Extracted records
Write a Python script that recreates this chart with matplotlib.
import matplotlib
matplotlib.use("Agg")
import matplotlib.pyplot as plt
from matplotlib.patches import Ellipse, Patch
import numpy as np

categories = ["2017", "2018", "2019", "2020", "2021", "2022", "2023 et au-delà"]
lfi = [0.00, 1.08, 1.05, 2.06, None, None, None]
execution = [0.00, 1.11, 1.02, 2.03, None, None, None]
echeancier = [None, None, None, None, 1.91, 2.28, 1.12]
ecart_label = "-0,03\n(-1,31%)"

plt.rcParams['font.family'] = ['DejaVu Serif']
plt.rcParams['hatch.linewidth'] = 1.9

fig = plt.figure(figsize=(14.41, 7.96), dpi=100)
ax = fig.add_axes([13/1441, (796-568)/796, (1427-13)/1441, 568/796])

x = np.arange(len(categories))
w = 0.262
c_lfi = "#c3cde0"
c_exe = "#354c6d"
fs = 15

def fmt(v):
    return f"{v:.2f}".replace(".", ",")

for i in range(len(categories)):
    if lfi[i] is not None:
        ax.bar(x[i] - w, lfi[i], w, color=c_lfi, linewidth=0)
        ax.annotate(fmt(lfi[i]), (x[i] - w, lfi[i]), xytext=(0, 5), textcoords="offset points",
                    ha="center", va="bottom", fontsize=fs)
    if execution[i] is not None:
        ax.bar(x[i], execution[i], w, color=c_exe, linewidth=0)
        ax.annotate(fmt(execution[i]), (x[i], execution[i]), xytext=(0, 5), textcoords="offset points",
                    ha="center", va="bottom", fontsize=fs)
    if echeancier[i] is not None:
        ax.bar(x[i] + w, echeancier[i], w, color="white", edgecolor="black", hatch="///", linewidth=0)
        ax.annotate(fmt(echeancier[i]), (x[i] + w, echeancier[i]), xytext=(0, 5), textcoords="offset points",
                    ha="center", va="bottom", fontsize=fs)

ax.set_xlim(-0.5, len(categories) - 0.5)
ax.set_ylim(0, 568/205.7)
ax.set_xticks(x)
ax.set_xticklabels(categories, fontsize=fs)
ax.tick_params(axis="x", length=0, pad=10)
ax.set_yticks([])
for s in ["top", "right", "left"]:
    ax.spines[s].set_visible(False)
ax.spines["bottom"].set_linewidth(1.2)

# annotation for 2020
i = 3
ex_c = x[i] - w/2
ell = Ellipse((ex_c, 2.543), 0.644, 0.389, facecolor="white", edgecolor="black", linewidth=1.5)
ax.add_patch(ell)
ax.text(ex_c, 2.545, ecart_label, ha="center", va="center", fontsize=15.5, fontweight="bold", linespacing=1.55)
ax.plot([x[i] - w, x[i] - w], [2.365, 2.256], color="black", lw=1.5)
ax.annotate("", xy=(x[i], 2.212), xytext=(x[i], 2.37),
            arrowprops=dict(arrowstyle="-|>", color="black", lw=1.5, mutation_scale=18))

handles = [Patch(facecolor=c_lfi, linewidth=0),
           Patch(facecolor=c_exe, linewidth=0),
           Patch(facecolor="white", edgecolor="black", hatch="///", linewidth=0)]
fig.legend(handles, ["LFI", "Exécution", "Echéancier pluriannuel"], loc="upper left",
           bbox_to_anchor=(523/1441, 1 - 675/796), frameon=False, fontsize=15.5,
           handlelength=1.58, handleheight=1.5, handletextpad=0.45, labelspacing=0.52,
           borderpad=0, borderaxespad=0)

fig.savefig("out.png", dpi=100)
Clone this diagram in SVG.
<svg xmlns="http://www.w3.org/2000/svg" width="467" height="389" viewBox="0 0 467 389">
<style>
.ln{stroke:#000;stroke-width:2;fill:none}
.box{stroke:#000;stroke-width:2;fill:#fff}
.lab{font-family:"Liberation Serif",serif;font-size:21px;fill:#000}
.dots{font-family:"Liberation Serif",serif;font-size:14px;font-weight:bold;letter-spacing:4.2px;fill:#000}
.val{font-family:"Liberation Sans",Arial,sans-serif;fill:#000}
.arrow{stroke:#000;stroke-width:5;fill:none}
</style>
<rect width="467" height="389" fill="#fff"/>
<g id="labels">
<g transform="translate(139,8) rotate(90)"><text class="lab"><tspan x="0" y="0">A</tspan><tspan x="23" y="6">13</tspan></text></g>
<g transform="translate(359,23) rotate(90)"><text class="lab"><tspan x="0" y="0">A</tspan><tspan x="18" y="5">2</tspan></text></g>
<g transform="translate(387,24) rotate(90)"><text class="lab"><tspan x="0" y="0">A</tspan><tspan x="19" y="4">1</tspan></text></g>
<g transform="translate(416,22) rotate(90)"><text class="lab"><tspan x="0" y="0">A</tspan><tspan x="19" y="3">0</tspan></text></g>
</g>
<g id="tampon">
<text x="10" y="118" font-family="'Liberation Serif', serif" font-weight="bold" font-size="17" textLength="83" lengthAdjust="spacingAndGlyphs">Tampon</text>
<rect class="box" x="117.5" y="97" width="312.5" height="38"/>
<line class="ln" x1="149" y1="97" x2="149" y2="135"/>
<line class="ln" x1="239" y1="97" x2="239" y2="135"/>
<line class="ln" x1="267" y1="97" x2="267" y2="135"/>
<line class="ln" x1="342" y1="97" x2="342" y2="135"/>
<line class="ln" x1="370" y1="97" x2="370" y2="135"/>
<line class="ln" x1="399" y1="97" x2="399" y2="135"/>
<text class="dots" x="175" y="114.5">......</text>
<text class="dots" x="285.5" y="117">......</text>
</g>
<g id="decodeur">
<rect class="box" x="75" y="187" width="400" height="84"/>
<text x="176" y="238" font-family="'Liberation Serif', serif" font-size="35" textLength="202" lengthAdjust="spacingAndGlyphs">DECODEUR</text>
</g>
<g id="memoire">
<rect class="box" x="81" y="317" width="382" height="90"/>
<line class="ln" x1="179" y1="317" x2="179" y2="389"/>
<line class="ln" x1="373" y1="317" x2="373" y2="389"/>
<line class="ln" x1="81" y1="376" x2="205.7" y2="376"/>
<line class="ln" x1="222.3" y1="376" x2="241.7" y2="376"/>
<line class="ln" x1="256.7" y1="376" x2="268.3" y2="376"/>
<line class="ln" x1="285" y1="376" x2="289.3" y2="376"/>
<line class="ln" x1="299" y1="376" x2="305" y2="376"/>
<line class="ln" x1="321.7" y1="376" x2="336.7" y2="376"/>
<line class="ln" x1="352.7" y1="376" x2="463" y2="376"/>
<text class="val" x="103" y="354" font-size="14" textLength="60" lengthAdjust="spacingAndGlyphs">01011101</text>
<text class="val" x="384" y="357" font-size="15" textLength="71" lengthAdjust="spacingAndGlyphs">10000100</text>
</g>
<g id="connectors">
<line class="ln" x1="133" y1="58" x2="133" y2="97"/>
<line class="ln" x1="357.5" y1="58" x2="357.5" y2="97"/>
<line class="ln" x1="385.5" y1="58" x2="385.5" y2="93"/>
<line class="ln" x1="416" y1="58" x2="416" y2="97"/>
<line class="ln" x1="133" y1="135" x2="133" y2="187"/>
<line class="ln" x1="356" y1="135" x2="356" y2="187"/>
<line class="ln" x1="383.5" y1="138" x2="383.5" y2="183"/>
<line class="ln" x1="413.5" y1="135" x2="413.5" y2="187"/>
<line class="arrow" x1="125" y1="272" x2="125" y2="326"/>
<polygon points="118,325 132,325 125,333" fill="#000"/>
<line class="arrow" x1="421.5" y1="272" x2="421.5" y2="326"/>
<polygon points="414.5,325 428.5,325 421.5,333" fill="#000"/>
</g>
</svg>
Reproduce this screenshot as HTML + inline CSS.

Task goal
Write out the full set of records exactly as given.

Solution to this task
Write a Python script that recreates this chart with matplotlib.
import matplotlib
matplotlib.use("Agg")
import matplotlib.pyplot as plt
from matplotlib.patches import Ellipse, Patch
import numpy as np

categories = ["2017", "2018", "2019", "2020", "2021", "2022", "2023 et au-delà"]
lfi = [0.00, 1.08, 1.05, 2.06, None, None, None]
execution = [0.00, 1.11, 1.02, 2.03, None, None, None]
echeancier = [None, None, None, None, 1.91, 2.28, 1.12]
ecart_label = "-0,03\n(-1,31%)"

plt.rcParams['font.family'] = ['DejaVu Serif']
plt.rcParams['hatch.linewidth'] = 1.9

fig = plt.figure(figsize=(14.41, 7.96), dpi=100)
ax = fig.add_axes([13/1441, (796-568)/796, (1427-13)/1441, 568/796])

x = np.arange(len(categories))
w = 0.262
c_lfi = "#c3cde0"
c_exe = "#354c6d"
fs = 15

def fmt(v):
    return f"{v:.2f}".replace(".", ",")

for i in range(len(categories)):
    if lfi[i] is not None:
        ax.bar(x[i] - w, lfi[i], w, color=c_lfi, linewidth=0)
        ax.annotate(fmt(lfi[i]), (x[i] - w, lfi[i]), xytext=(0, 5), textcoords="offset points",
                    ha="center", va="bottom", fontsize=fs)
    if execution[i] is not None:
        ax.bar(x[i], execution[i], w, color=c_exe, linewidth=0)
        ax.annotate(fmt(execution[i]), (x[i], execution[i]), xytext=(0, 5), textcoords="offset points",
                    ha="center", va="bottom", fontsize=fs)
    if echeancier[i] is not None:
        ax.bar(x[i] + w, echeancier[i], w, color="white", edgecolor="black", hatch="///", linewidth=0)
        ax.annotate(fmt(echeancier[i]), (x[i] + w, echeancier[i]), xytext=(0, 5), textcoords="offset points",
                    ha="center", va="bottom", fontsize=fs)

ax.set_xlim(-0.5, len(categories) - 0.5)
ax.set_ylim(0, 568/205.7)
ax.set_xticks(x)
ax.set_xticklabels(categories, fontsize=fs)
ax.tick_params(axis="x", length=0, pad=10)
ax.set_yticks([])
for s in ["top", "right", "left"]:
    ax.spines[s].set_visible(False)
ax.spines["bottom"].set_linewidth(1.2)

# annotation for 2020
i = 3
ex_c = x[i] - w/2
ell = Ellipse((ex_c, 2.543), 0.644, 0.389, facecolor="white", edgecolor="black", linewidth=1.5)
ax.add_patch(ell)
ax.text(ex_c, 2.545, ecart_label, ha="center", va="center", fontsize=15.5, fontweight="bold", linespacing=1.55)
ax.plot([x[i] - w, x[i] - w], [2.365, 2.256], color="black", lw=1.5)
ax.annotate("", xy=(x[i], 2.212), xytext=(x[i], 2.37),
            arrowprops=dict(arrowstyle="-|>", color="black", lw=1.5, mutation_scale=18))

handles = [Patch(facecolor=c_lfi, linewidth=0),
           Patch(facecolor=c_exe, linewidth=0),
           Patch(facecolor="white", edgecolor="black", hatch="///", linewidth=0)]
fig.legend(handles, ["LFI", "Exécution", "Echéancier pluriannuel"], loc="upper left",
           bbox_to_anchor=(523/1441, 1 - 675/796), frameon=False, fontsize=15.5,
           handlelength=1.58, handleheight=1.5, handletextpad=0.45, labelspacing=0.52,
           borderpad=0, borderaxespad=0)

fig.savefig("out.png", dpi=100)
Clone this diagram in SVG.
<svg xmlns="http://www.w3.org/2000/svg" width="467" height="389" viewBox="0 0 467 389">
<style>
.ln{stroke:#000;stroke-width:2;fill:none}
.box{stroke:#000;stroke-width:2;fill:#fff}
.lab{font-family:"Liberation Serif",serif;font-size:21px;fill:#000}
.dots{font-family:"Liberation Serif",serif;font-size:14px;font-weight:bold;letter-spacing:4.2px;fill:#000}
.val{font-family:"Liberation Sans",Arial,sans-serif;fill:#000}
.arrow{stroke:#000;stroke-width:5;fill:none}
</style>
<rect width="467" height="389" fill="#fff"/>
<g id="labels">
<g transform="translate(139,8) rotate(90)"><text class="lab"><tspan x="0" y="0">A</tspan><tspan x="23" y="6">13</tspan></text></g>
<g transform="translate(359,23) rotate(90)"><text class="lab"><tspan x="0" y="0">A</tspan><tspan x="18" y="5">2</tspan></text></g>
<g transform="translate(387,24) rotate(90)"><text class="lab"><tspan x="0" y="0">A</tspan><tspan x="19" y="4">1</tspan></text></g>
<g transform="translate(416,22) rotate(90)"><text class="lab"><tspan x="0" y="0">A</tspan><tspan x="19" y="3">0</tspan></text></g>
</g>
<g id="tampon">
<text x="10" y="118" font-family="'Liberation Serif', serif" font-weight="bold" font-size="17" textLength="83" lengthAdjust="spacingAndGlyphs">Tampon</text>
<rect class="box" x="117.5" y="97" width="312.5" height="38"/>
<line class="ln" x1="149" y1="97" x2="149" y2="135"/>
<line class="ln" x1="239" y1="97" x2="239" y2="135"/>
<line class="ln" x1="267" y1="97" x2="267" y2="135"/>
<line class="ln" x1="342" y1="97" x2="342" y2="135"/>
<line class="ln" x1="370" y1="97" x2="370" y2="135"/>
<line class="ln" x1="399" y1="97" x2="399" y2="135"/>
<text class="dots" x="175" y="114.5">......</text>
<text class="dots" x="285.5" y="117">......</text>
</g>
<g id="decodeur">
<rect class="box" x="75" y="187" width="400" height="84"/>
<text x="176" y="238" font-family="'Liberation Serif', serif" font-size="35" textLength="202" lengthAdjust="spacingAndGlyphs">DECODEUR</text>
</g>
<g id="memoire">
<rect class="box" x="81" y="317" width="382" height="90"/>
<line class="ln" x1="179" y1="317" x2="179" y2="389"/>
<line class="ln" x1="373" y1="317" x2="373" y2="389"/>
<line class="ln" x1="81" y1="376" x2="205.7" y2="376"/>
<line class="ln" x1="222.3" y1="376" x2="241.7" y2="376"/>
<line class="ln" x1="256.7" y1="376" x2="268.3" y2="376"/>
<line class="ln" x1="285" y1="376" x2="289.3" y2="376"/>
<line class="ln" x1="299" y1="376" x2="305" y2="376"/>
<line class="ln" x1="321.7" y1="376" x2="336.7" y2="376"/>
<line class="ln" x1="352.7" y1="376" x2="463" y2="376"/>
<text class="val" x="103" y="354" font-size="14" textLength="60" lengthAdjust="spacingAndGlyphs">01011101</text>
<text class="val" x="384" y="357" font-size="15" textLength="71" lengthAdjust="spacingAndGlyphs">10000100</text>
</g>
<g id="connectors">
<line class="ln" x1="133" y1="58" x2="133" y2="97"/>
<line class="ln" x1="357.5" y1="58" x2="357.5" y2="97"/>
<line class="ln" x1="385.5" y1="58" x2="385.5" y2="93"/>
<line class="ln" x1="416" y1="58" x2="416" y2="97"/>
<line class="ln" x1="133" y1="135" x2="133" y2="187"/>
<line class="ln" x1="356" y1="135" x2="356" y2="187"/>
<line class="ln" x1="383.5" y1="138" x2="383.5" y2="183"/>
<line class="ln" x1="413.5" y1="135" x2="413.5" y2="187"/>
<line class="arrow" x1="125" y1="272" x2="125" y2="326"/>
<polygon points="118,325 132,325 125,333" fill="#000"/>
<line class="arrow" x1="421.5" y1="272" x2="421.5" y2="326"/>
<polygon points="414.5,325 428.5,325 421.5,333" fill="#000"/>
</g>
</svg>
Reproduce this screenshot as HTML + inline CSS.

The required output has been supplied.